- **Requirements**:
Write out the listing below in full and exactly, leaving out every picture.

----

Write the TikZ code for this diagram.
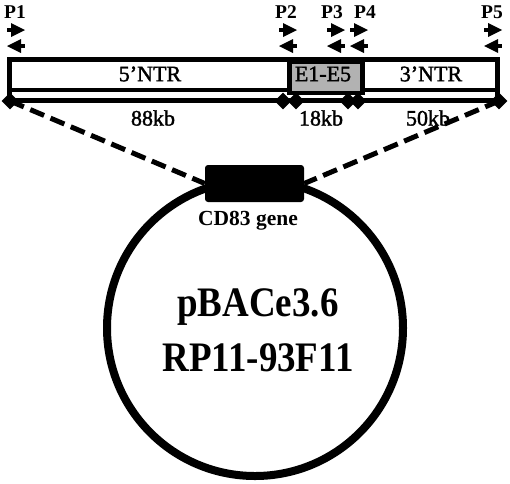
\documentclass[tikz,border=0pt]{standalone}
\usepackage{fontspec}
\setmainfont{Liberation Serif}
\newfontfamily\semib[FakeBold=1.6,Ligatures=TeX]{Liberation Serif}
\usetikzlibrary{arrows.meta,shapes.geometric}
\begin{document}
\begin{tikzpicture}[x=1pt,y=-1pt,
  seg/.style={draw=black,line width=4.5pt,minimum height=31pt,inner sep=0pt,anchor=north west},
  dia/.style={diamond,fill=black,minimum size=17pt,inner sep=0pt},
  lbl/.style={font=\bfseries\fontsize{19.5}{19.5}\selectfont,inner sep=0pt},
  boxlbl/.style={font=\semib\fontsize{22}{22}\selectfont,inner sep=0pt},
  big/.style={font=\bfseries\fontsize{42}{42}\selectfont,inner sep=0pt,xscale=0.88},
  dsh/.style={line width=5pt,dash pattern=on 15pt off 7pt}]
\useasboundingbox (0,0) rectangle (510,483);
% main bar
\draw[line width=4.5pt] (9.5,59.5) rectangle (497.5,100.5);
\draw[line width=4.5pt] (9.5,90) -- (497.5,90);
\node[seg,fill=gray!60,minimum width=73pt] (ex) at (287,59.5) {};
\node[boxlbl] at (150,74) {5’NTR};
\node[boxlbl] at (323,74) {E1-E5};
\node[boxlbl] at (431,74) {3’NTR};
% diamonds
\node[dia] (d1) at (10,101) {};
\node[dia] (d2) at (283,101) {};
\node[dia] (d3) at (296,101) {};
\node[dia] (d4) at (348,101) {};
\node[dia] (d5) at (358,101) {};
\node[dia] (d6) at (499,101) {};
\node[boxlbl] at (153,118) {88kb};
\node[boxlbl] at (321,118) {18kb};
\node[boxlbl] at (428,118) {50kb};
% primers
\foreach \n/\a/\b/\lx in {1/7/25/15, 2/279/297/286, 3/327/345/332, 4/350/368/365, 5/484/502/492}{
  \node[lbl] (p\n) at (\lx,12) {P\n};
  % forward primer
  \fill ({\a},28) rectangle ({\a+6},32);
  \fill ({\b-14},23) -- ({\b},30) -- ({\b-14},37) -- cycle;
  % reverse primer
  \fill ({\b-6},44) rectangle ({\b},48);
  \fill ({\a+14},39) -- ({\a},46) -- ({\a+14},53) -- cycle;
}
% plasmid
\node[circle,draw=black,line width=8pt,minimum size=296pt,inner sep=0pt] (plas) at (255,328) {};
\node[fill=black,rounded corners=3pt,minimum width=99pt,minimum height=37pt,inner sep=0pt] (gene) at (254.5,183.5) {};
\node[font=\bfseries\fontsize{21.5}{21.5}\selectfont,inner sep=0pt] at (248,221) {CD83 gene};
\draw[dsh] (d1.center) -- (gene.west);
\draw[dsh] (d6.center) -- (gene.east);
\node[big] at (258,307) {pBACe3.6};
\node[big] at (258,358) {RP11-93F11};
\end{tikzpicture}
\end{document}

----

- **Solution to this problem**:
Write the TikZ code for this diagram.
\documentclass[tikz,border=0pt]{standalone}
\usepackage{fontspec}
\setmainfont{Liberation Serif}
\newfontfamily\semib[FakeBold=1.6,Ligatures=TeX]{Liberation Serif}
\usetikzlibrary{arrows.meta,shapes.geometric}
\begin{document}
\begin{tikzpicture}[x=1pt,y=-1pt,
  seg/.style={draw=black,line width=4.5pt,minimum height=31pt,inner sep=0pt,anchor=north west},
  dia/.style={diamond,fill=black,minimum size=17pt,inner sep=0pt},
  lbl/.style={font=\bfseries\fontsize{19.5}{19.5}\selectfont,inner sep=0pt},
  boxlbl/.style={font=\semib\fontsize{22}{22}\selectfont,inner sep=0pt},
  big/.style={font=\bfseries\fontsize{42}{42}\selectfont,inner sep=0pt,xscale=0.88},
  dsh/.style={line width=5pt,dash pattern=on 15pt off 7pt}]
\useasboundingbox (0,0) rectangle (510,483);
% main bar
\draw[line width=4.5pt] (9.5,59.5) rectangle (497.5,100.5);
\draw[line width=4.5pt] (9.5,90) -- (497.5,90);
\node[seg,fill=gray!60,minimum width=73pt] (ex) at (287,59.5) {};
\node[boxlbl] at (150,74) {5’NTR};
\node[boxlbl] at (323,74) {E1-E5};
\node[boxlbl] at (431,74) {3’NTR};
% diamonds
\node[dia] (d1) at (10,101) {};
\node[dia] (d2) at (283,101) {};
\node[dia] (d3) at (296,101) {};
\node[dia] (d4) at (348,101) {};
\node[dia] (d5) at (358,101) {};
\node[dia] (d6) at (499,101) {};
\node[boxlbl] at (153,118) {88kb};
\node[boxlbl] at (321,118) {18kb};
\node[boxlbl] at (428,118) {50kb};
% primers
\foreach \n/\a/\b/\lx in {1/7/25/15, 2/279/297/286, 3/327/345/332, 4/350/368/365, 5/484/502/492}{
  \node[lbl] (p\n) at (\lx,12) {P\n};
  % forward primer
  \fill ({\a},28) rectangle ({\a+6},32);
  \fill ({\b-14},23) -- ({\b},30) -- ({\b-14},37) -- cycle;
  % reverse primer
  \fill ({\b-6},44) rectangle ({\b},48);
  \fill ({\a+14},39) -- ({\a},46) -- ({\a+14},53) -- cycle;
}
% plasmid
\node[circle,draw=black,line width=8pt,minimum size=296pt,inner sep=0pt] (plas) at (255,328) {};
\node[fill=black,rounded corners=3pt,minimum width=99pt,minimum height=37pt,inner sep=0pt] (gene) at (254.5,183.5) {};
\node[font=\bfseries\fontsize{21.5}{21.5}\selectfont,inner sep=0pt] at (248,221) {CD83 gene};
\draw[dsh] (d1.center) -- (gene.west);
\draw[dsh] (d6.center) -- (gene.east);
\node[big] at (258,307) {pBACe3.6};
\node[big] at (258,358) {RP11-93F11};
\end{tikzpicture}
\end{document}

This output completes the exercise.